Hacker News new | ask | show | jobs
by mikk14 974 days ago
Funnily enough I literally just today launched a big job on LUMI that I have started also on another smaller cluster with nVidia GPUs. Basically, I'm running Llama2-70B to do some zero-shot text classification. The nVidia setup uses 4 A100s, while on LUMI I could access 6 MI250Xs.

It is, unfortunately, not an apples-to-apples comparison, because on the nVidia cluster I'm running it via llama-cpp-python and a quantized 34B version, while on LUMI I'm running the official non-quantized full 70B version via the transformers library.

Long story short, I'm getting a 7.5x higher throughput from LUMI than on the nVidia cluster (which means each card is 5x faster on LUMI).
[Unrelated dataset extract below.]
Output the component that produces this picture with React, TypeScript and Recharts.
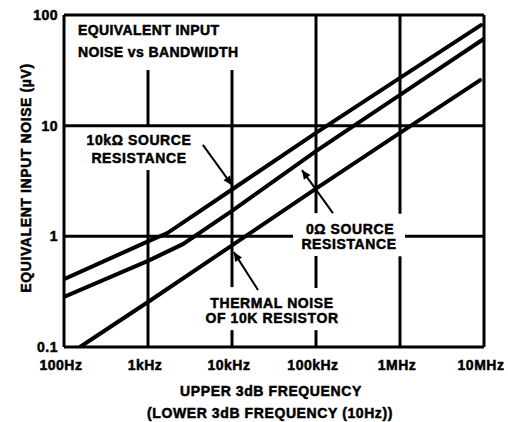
import React from 'react'
import { LineChart, Line, XAxis, YAxis, ReferenceLine } from 'recharts'

// axis ticks
const freqTicks = [100, 1000, 10000, 100000, 1000000, 10000000]
const freqLabels = ['100Hz', '1kHz', '10kHz', '100kHz', '1MHz', '10MHz']
const noiseTicks = [0.1, 1, 10, 100]
const noiseLabels = ['0.1', '1', '10', '100']

// 10kΩ source resistance (µV)
const src10kFreq = [100, 1000, 1700, 10000, 100000, 1000000, 9200000]
const src10kNoise = [0.41, 0.9, 1.07, 2.65, 8.6, 27, 81]

// 0Ω source resistance (µV)
const src0Freq = [100, 1000, 2600, 10000, 100000, 1000000, 10000000]
const src0Noise = [0.283, 0.6, 0.85, 1.7, 5.9, 19, 61]

// thermal noise of 10K resistor (µV)
const thermalFreq = [155, 1000, 10000, 100000, 1000000, 9000000]
const thermalNoise = [0.1, 0.255, 0.83, 2.7, 8.6, 25.8]

const toRows = (freq: number[], noise: number[]) => freq.map((f, i) => ({ freq: f, noise: noise[i] }))
const src10kData = toRows(src10kFreq, src10kNoise)
const src0Data = toRows(src0Freq, src0Noise)
const thermalData = toRows(thermalFreq, thermalNoise)

// grid pieces, broken where the labels sit: [x1, y1, x2, y2] in Hz / µV
const gridSegments: number[][] = [
  [1000, 31.8, 1000, 10], [1000, 3.97, 1000, 0.1],
  [10000, 31.8, 10000, 0.348], [10000, 0.142, 10000, 0.1],
  [100000, 100, 100000, 1.62], [100000, 0.664, 100000, 0.341], [100000, 0.142, 100000, 0.1],
  [1000000, 100, 1000000, 1.6], [1000000, 0.66, 1000000, 0.1],
  [100, 10, 10000000, 10],
  [100, 1, 53200, 1], [1148000, 1, 10000000, 1],
]

// pointer arrows: tail -> head
const arrows: number[][] = [
  [4500, 6.7, 10000, 2.9],
  [159000, 1.62, 68000, 3.97],
  [20400, 0.327, 10500, 0.72],
]

// heavy sans, thickened a little with a stroke
const font = {
  fontFamily: 'Liberation Sans', fontWeight: 'bold', fontSize: 14, fill: '#000', stroke: '#000', strokeWidth: 0.5,
} as const

const Annotations = () => (
  <g style={{ letterSpacing: 0.6 }}>
    <text {...font} x={78} y={35} style={{ letterSpacing: 0.4 }}>EQUIVALENT INPUT</text>
    <text {...font} x={78} y={57} style={{ letterSpacing: 0.4 }}>NOISE vs BANDWIDTH</text>
    <text {...font} x={139} y={145} textAnchor="middle">10kΩ SOURCE</text>
    <text {...font} x={139} y={163} textAnchor="middle">RESISTANCE</text>
    <text {...font} x={350} y={234} textAnchor="middle">0Ω SOURCE</text>
    <text {...font} x={349} y={249} textAnchor="middle">RESISTANCE</text>
    <text {...font} x={272} y={308} textAnchor="middle">THERMAL NOISE</text>
    <text {...font} x={272} y={323} textAnchor="middle">OF 10K RESISTOR</text>
    <text {...font} x={271} y={396} textAnchor="middle">UPPER 3dB FREQUENCY</text>
    <text {...font} x={270} y={418} textAnchor="middle">(LOWER 3dB FREQUENCY (10Hz))</text>
    <text {...font} x={31} y={178} textAnchor="middle" transform="rotate(-90, 31, 178)">
      EQUIVALENT INPUT NOISE (µV)
    </text>
  </g>
)

export default function App() {
  return (
    <div style={{ position: 'absolute', left: 0, top: 0, background: '#fff' }}>
      <LineChart width={508} height={422} margin={{ top: 15, right: 24, bottom: 0, left: 0 }}>
        <defs>
          <marker id="arrowHead" viewBox="0 0 10 10" refX="10" refY="5" markerWidth="10" markerHeight="9"
            markerUnits="userSpaceOnUse" orient="auto">
            <path d="M0,0.5 L10,5 L0,9.5 z" fill="#000" />
          </marker>
        </defs>
        <XAxis dataKey="freq" type="number" scale="log" domain={[100, 10000000]} ticks={freqTicks}
          interval={0} height={75} axisLine={false} tickLine={false} tickSize={0} tickMargin={13}
          tickFormatter={(v: number) => freqLabels[freqTicks.indexOf(v)]}
          tick={{ ...font, dx: -3, style: { letterSpacing: 0.5 } }} allowDataOverflow />
        <YAxis type="number" scale="log" domain={[0.1, 100]} ticks={noiseTicks} interval={0} width={64}
          axisLine={false} tickLine={false} tickSize={0} tickMargin={6}
          tickFormatter={(v: number) => noiseLabels[noiseTicks.indexOf(v)]}
          tick={{ ...font, style: { letterSpacing: 0.5 } }} allowDataOverflow />

        {gridSegments.map((s, i) => (
          <ReferenceLine key={'g' + i} segment={[{ x: s[0], y: s[1] }, { x: s[2], y: s[3] }]}
            stroke="#000" strokeWidth={3} ifOverflow="visible" />
        ))}
        <ReferenceLine x={100} stroke="#000" strokeWidth={3} ifOverflow="visible" />
        <ReferenceLine x={10000000} stroke="#000" strokeWidth={3} ifOverflow="visible" />
        <ReferenceLine y={0.1} stroke="#000" strokeWidth={3} ifOverflow="visible" />
        <ReferenceLine y={100} stroke="#000" strokeWidth={3} ifOverflow="visible" />

        {arrows.map((a, i) => (
          <ReferenceLine key={'a' + i} segment={[{ x: a[0], y: a[1] }, { x: a[2], y: a[3] }]}
            stroke="#000" strokeWidth={2} markerEnd="url(#arrowHead)" ifOverflow="visible" />
        ))}

        <Line data={src10kData} dataKey="noise" type="linear" stroke="#000" strokeWidth={4}
          strokeLinecap="round" dot={false} isAnimationActive={false} />
        <Line data={src0Data} dataKey="noise" type="linear" stroke="#000" strokeWidth={4}
          strokeLinecap="round" dot={false} isAnimationActive={false} />
        <Line data={thermalData} dataKey="noise" type="linear" stroke="#000" strokeWidth={4}
          strokeLinecap="round" dot={false} isAnimationActive={false} />

        <Annotations />
      </LineChart>
    </div>
  )
}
Edit: The AMD GPUs work fine because one can run Pytorch for ROCm via the pytorch-triton-rocm package.

1 comments

Thanks, that's great to know. Do you know how they would compare if you performed training instead of inference?
I haven't tried it unfortunately, and I don't really have data to make an educated guess. I have played a little bit with some training and it seemed a bit slow, but the environment for testing is not really representative of the speed for submitted jobs -- even my inference in the testing environment was pretty slow, but once submitted the runtimes were very different.